The Apostles were pretty important people, weren’t they? What words would you use to describe the faithful ministers who first preached Jesus and founded the early churches—remarkable, significant, maybe vital? Think about it: where would we be without those original missionaries who passed on what they had seen and heard when they walked with Jesus?
As much as we might elevate that group, the New Testament writers chose to undersell them. Consider what Luke said to Theophilus in the introduction to his Gospel: “…just as those who from the beginning were eyewitnesses and ministers of the word have delivered them to us (1:2)…” It doesn’t jump out at us in English, but that word ministers is interesting in Greek. The word literally means “under rowers,” and it referred to the people who sat in the lowest part of the ship and paddled the oars. That was not exactly a glamours job. In fact, most people that boarded the ship had no idea who was doing the rowing; that was not their concern, and they just took it for granted.

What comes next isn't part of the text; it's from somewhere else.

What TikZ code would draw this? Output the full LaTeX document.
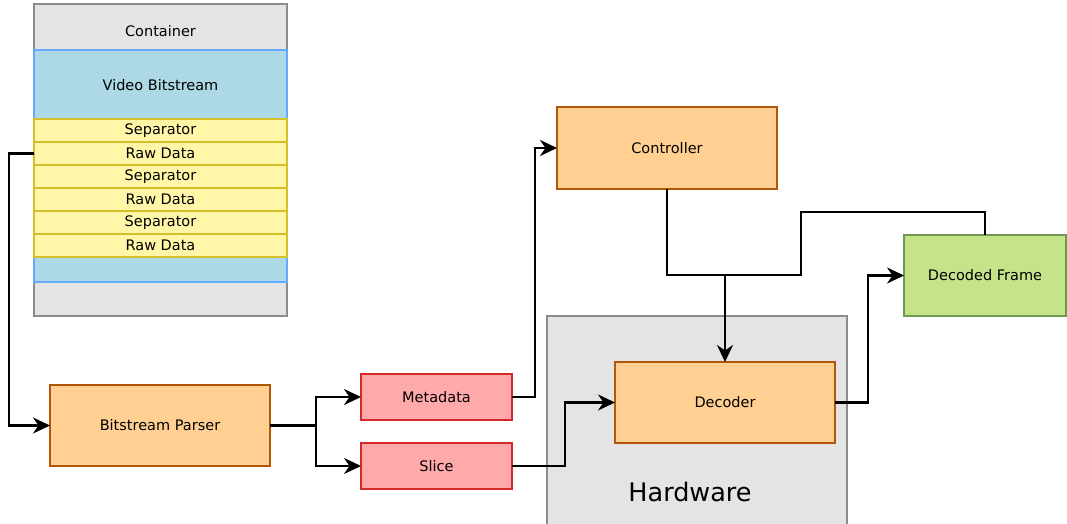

The role of under rower was such a menial job that it was often reserved for the lowest servants that could do little else. These galley slaves, as they were called, had no rank. They were coequal, and they were equally last. No young Jewish boy hoped to become an under rower when he grew up. This job was filled by the lowest of the low. Yet that is the word that Luke chose to describe the eyewitnesses that passed on their testimony of the life of Jesus. Is Luke insulting the Apostles? Hardly; that is the same word that the Apostle Paul used to describe himself in I Corinthians 4:1 (translated as servants in that verse).
That is the reality of all believers. We should view ourselves as galley slaves for Christ. He is in charge, and we just follow orders. Among the slaves there is no rank. The senior pastor is no more important than the youth pastor, and neither are more important than those not in vocational ministry. We do not want people to know our name, we want them to know the name Jesus.
The under rowers move the ship from point A to point B. Passengers relied on those rowers, even if they didn’t realize it. In the same way, the unsaved rely on Christians to keep faithfully passing on the gospel message until the whole world hears. For some that happens in the pulpit, but for most it is conversations at work, the grocery store, or the classroom. Don’t think for a second that what you do is not as important as what Charles Stanley does. He is an under rower, and so are you and I. Together we will keep rowing this ship, moving the gospel from point A to point B, telling the world that Jesus saves.